▸ **Information provided**:
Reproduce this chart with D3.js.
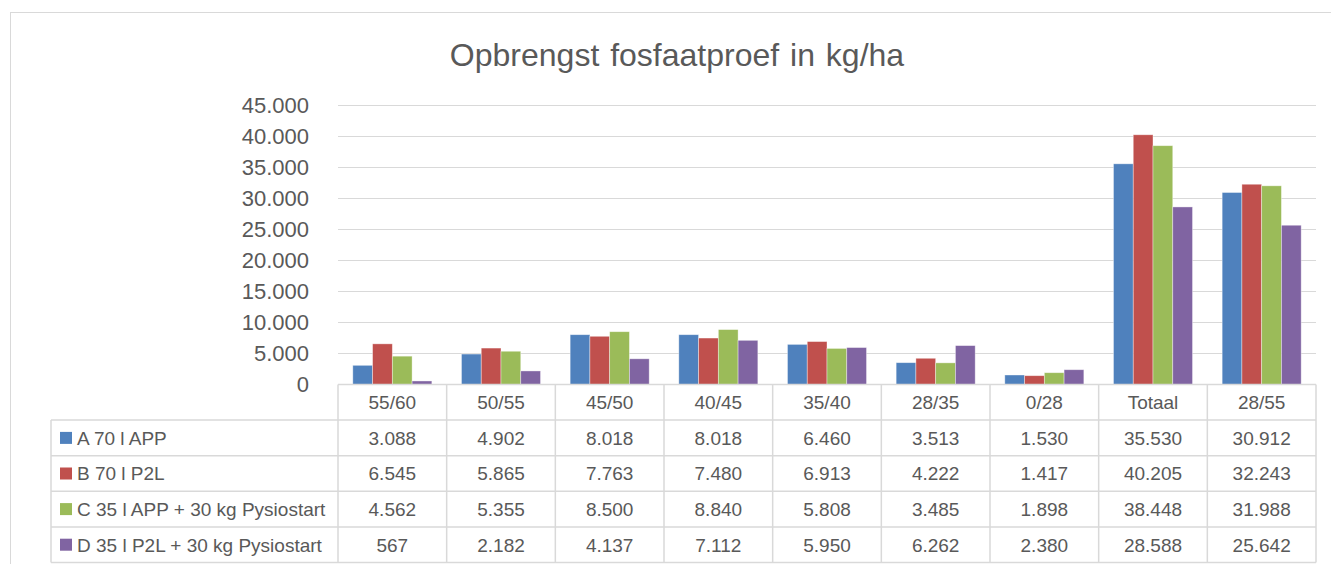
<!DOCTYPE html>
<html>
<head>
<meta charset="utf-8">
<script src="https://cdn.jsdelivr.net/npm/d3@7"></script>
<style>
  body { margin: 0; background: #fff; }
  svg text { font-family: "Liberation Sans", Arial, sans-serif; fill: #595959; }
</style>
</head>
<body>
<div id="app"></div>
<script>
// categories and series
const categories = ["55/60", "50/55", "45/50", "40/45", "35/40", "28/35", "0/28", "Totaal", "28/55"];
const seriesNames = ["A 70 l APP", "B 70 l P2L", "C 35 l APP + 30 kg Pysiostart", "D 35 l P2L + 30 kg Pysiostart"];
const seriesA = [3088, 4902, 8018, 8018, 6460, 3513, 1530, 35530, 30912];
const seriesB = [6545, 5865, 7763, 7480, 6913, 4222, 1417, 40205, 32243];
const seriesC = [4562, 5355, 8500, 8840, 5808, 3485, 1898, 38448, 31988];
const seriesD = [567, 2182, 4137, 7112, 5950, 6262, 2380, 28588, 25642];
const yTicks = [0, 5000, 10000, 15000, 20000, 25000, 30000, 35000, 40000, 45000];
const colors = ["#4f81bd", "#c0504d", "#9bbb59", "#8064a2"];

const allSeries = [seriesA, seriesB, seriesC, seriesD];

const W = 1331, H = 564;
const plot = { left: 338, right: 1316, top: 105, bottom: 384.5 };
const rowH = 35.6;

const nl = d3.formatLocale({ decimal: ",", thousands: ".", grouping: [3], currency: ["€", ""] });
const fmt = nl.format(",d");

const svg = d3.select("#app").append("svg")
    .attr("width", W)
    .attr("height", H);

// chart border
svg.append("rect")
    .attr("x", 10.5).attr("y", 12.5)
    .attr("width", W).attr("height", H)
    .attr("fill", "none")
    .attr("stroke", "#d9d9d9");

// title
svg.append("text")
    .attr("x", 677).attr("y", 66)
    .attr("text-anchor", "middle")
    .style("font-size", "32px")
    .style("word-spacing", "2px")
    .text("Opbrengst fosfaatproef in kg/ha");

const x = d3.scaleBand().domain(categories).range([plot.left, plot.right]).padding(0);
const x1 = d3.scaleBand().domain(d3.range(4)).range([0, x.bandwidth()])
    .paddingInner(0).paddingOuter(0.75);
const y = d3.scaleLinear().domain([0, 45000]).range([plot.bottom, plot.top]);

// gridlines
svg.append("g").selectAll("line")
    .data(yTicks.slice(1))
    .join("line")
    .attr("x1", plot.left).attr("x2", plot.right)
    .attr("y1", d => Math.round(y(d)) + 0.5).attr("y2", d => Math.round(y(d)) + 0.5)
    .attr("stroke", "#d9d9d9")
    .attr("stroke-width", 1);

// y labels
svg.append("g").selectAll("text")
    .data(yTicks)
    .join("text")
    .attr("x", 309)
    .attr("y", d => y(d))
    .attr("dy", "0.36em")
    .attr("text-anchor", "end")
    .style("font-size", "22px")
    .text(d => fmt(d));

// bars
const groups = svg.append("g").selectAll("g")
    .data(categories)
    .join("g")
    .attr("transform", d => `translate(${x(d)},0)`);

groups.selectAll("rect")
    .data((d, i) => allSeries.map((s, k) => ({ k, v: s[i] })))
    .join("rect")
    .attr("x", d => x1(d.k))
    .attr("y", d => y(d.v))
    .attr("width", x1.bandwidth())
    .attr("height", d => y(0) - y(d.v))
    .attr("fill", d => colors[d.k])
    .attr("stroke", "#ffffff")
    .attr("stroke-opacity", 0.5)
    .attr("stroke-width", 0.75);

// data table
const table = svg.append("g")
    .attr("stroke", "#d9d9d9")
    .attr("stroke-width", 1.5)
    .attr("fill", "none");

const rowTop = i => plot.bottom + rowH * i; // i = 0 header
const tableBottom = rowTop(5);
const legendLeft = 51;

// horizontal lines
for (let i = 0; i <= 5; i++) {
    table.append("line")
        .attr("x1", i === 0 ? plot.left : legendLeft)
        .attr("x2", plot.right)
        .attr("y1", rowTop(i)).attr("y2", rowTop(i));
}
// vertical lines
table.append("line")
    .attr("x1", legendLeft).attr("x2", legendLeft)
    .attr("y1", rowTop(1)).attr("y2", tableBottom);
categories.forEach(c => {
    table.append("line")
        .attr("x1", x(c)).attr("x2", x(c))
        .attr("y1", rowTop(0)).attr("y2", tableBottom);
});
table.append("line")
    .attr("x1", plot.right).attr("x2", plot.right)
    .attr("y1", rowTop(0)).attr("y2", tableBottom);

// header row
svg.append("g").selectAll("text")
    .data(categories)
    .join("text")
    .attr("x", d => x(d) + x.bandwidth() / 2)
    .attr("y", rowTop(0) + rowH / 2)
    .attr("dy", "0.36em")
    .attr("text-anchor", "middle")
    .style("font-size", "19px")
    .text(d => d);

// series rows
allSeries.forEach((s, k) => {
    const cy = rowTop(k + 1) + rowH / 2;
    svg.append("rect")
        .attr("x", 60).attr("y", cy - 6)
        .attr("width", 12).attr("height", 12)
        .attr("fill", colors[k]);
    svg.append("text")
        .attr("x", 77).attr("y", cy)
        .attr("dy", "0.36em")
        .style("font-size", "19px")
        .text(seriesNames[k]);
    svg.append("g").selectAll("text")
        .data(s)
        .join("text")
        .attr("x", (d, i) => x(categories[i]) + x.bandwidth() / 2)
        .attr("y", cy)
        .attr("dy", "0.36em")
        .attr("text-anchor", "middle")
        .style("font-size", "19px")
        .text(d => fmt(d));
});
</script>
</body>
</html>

▸ **Instructions to follow**:
Show each line of the data that contains the string "chart".

▸ **The result**:
Reproduce this chart with D3.js.
// chart border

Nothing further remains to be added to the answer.